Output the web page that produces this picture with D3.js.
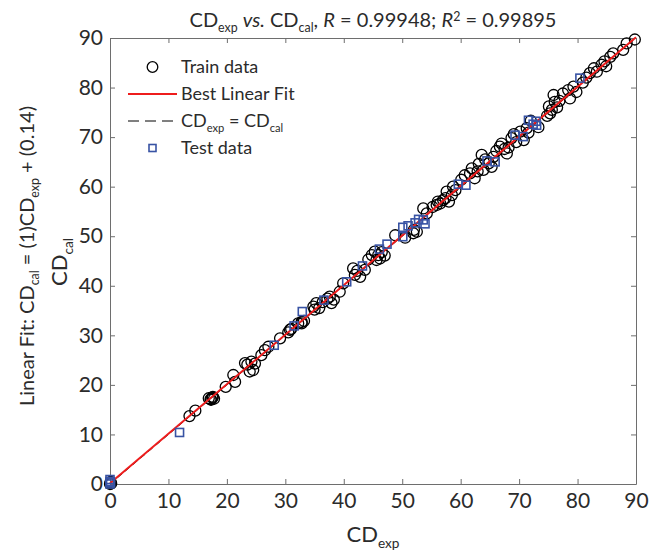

...

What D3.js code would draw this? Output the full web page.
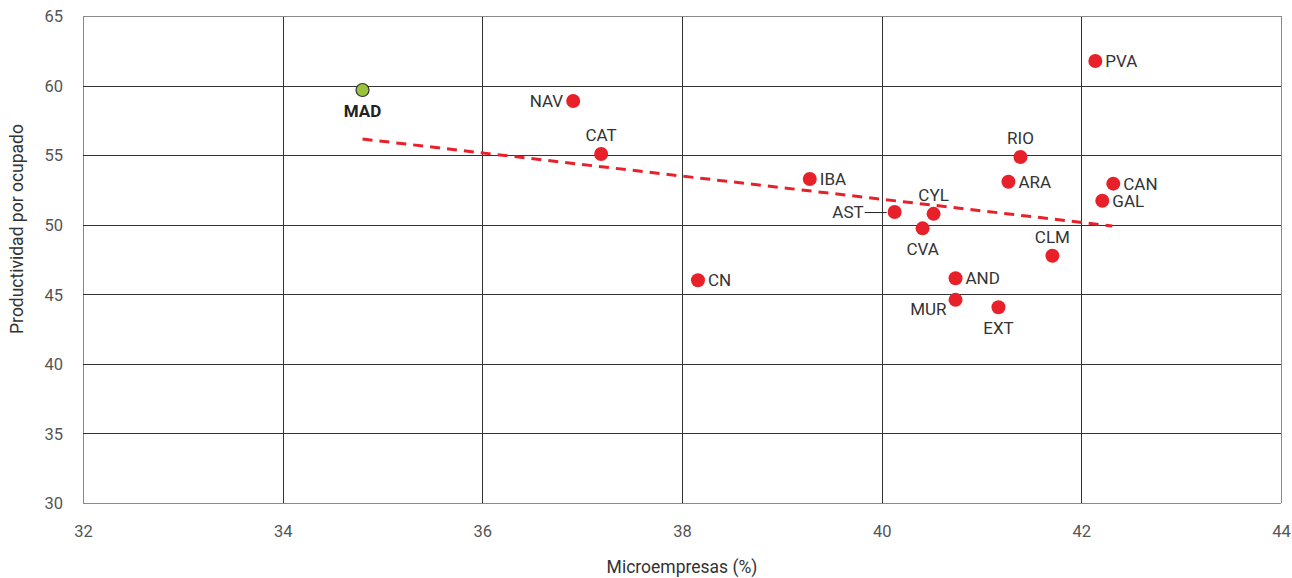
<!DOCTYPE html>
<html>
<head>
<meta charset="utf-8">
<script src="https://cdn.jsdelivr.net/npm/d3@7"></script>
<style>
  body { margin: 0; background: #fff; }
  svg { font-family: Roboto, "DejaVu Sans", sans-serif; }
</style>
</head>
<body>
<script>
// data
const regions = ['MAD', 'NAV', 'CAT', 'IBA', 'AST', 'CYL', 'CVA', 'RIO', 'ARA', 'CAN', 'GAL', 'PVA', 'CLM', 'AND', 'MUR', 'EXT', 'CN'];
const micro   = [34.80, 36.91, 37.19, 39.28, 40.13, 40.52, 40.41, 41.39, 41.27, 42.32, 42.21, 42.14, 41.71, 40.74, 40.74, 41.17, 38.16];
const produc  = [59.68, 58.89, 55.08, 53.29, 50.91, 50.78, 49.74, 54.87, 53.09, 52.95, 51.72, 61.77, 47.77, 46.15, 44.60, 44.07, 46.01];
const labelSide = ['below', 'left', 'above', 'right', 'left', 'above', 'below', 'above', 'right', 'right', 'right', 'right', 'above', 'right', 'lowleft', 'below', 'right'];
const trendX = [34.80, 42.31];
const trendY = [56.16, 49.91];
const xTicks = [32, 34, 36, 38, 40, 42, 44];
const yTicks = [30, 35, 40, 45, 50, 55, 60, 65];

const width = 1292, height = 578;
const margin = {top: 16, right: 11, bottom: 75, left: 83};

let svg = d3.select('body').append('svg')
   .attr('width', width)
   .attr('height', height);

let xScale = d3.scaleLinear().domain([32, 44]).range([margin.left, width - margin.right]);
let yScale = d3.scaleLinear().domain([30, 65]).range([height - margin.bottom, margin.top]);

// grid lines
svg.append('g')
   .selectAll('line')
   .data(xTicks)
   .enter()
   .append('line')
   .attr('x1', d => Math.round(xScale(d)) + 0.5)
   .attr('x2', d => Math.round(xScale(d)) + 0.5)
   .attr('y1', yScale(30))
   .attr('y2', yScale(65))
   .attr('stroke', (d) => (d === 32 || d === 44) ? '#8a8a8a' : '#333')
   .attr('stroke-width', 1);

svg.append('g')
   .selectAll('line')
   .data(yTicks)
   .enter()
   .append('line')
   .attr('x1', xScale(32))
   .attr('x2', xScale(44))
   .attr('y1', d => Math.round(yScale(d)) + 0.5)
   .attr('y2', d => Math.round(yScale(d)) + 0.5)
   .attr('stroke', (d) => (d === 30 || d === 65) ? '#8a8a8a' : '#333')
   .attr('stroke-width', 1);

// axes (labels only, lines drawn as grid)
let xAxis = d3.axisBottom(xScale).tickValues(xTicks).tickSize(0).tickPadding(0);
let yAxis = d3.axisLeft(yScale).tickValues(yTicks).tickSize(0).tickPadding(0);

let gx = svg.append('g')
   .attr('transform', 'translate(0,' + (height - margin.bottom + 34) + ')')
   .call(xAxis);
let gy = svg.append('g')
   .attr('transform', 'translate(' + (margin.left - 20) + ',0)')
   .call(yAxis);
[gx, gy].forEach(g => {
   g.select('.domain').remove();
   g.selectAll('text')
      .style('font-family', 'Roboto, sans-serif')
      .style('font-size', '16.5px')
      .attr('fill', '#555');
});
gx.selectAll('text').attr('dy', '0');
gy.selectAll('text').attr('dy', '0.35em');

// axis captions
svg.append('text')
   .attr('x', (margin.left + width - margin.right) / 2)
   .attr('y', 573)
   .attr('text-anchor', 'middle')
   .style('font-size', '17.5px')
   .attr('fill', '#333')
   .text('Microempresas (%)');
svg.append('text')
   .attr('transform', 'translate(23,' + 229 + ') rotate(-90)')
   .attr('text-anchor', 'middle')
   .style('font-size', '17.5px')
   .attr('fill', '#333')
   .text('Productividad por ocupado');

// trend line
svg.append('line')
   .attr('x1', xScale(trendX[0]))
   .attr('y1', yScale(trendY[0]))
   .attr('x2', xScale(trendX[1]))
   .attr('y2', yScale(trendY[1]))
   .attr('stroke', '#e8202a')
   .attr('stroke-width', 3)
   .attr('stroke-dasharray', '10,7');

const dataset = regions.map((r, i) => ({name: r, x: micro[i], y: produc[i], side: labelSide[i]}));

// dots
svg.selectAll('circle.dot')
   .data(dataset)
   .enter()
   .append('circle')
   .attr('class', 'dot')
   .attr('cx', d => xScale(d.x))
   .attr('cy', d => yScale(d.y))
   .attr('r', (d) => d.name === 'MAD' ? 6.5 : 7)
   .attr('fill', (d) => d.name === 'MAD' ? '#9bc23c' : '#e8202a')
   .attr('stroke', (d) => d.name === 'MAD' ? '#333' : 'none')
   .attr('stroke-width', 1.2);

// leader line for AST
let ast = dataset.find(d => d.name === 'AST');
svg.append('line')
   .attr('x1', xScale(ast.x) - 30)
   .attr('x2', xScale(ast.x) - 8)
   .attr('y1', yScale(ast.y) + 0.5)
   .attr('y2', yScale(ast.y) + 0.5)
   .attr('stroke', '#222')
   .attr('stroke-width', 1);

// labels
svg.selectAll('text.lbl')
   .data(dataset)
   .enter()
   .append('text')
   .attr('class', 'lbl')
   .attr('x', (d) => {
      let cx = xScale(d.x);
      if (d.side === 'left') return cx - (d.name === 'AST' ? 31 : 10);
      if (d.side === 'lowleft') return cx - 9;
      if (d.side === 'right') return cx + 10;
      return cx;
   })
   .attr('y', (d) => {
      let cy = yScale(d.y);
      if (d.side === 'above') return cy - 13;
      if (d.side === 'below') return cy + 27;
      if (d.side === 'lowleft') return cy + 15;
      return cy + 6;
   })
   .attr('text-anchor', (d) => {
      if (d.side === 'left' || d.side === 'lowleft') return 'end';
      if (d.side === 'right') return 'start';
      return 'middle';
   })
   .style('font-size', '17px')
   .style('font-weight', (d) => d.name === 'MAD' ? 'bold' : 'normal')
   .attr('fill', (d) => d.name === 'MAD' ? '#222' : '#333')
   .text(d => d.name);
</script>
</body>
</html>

▶ What you have to do
Without the pictures, give again only the lines beginning at the line that contains "What D3.js code" and stopping after the line that contains "let yScale = d3.scaleLinear().domain([30, 65]).range([height", exactly as written.

▶ Response
What D3.js code would draw this? Output the full web page.
<!DOCTYPE html>
<html>
<head>
<meta charset="utf-8">
<script src="https://cdn.jsdelivr.net/npm/d3@7"></script>
<style>
  body { margin: 0; background: #fff; }
  svg { font-family: Roboto, "DejaVu Sans", sans-serif; }
</style>
</head>
<body>
<script>
// data
const regions = ['MAD', 'NAV', 'CAT', 'IBA', 'AST', 'CYL', 'CVA', 'RIO', 'ARA', 'CAN', 'GAL', 'PVA', 'CLM', 'AND', 'MUR', 'EXT', 'CN'];
const micro   = [34.80, 36.91, 37.19, 39.28, 40.13, 40.52, 40.41, 41.39, 41.27, 42.32, 42.21, 42.14, 41.71, 40.74, 40.74, 41.17, 38.16];
const produc  = [59.68, 58.89, 55.08, 53.29, 50.91, 50.78, 49.74, 54.87, 53.09, 52.95, 51.72, 61.77, 47.77, 46.15, 44.60, 44.07, 46.01];
const labelSide = ['below', 'left', 'above', 'right', 'left', 'above', 'below', 'above', 'right', 'right', 'right', 'right', 'above', 'right', 'lowleft', 'below', 'right'];
const trendX = [34.80, 42.31];
const trendY = [56.16, 49.91];
const xTicks = [32, 34, 36, 38, 40, 42, 44];
const yTicks = [30, 35, 40, 45, 50, 55, 60, 65];

const width = 1292, height = 578;
const margin = {top: 16, right: 11, bottom: 75, left: 83};

let svg = d3.select('body').append('svg')
   .attr('width', width)
   .attr('height', height);

let xScale = d3.scaleLinear().domain([32, 44]).range([margin.left, width - margin.right]);
let yScale = d3.scaleLinear().domain([30, 65]).range([height - margin.bottom, margin.top]);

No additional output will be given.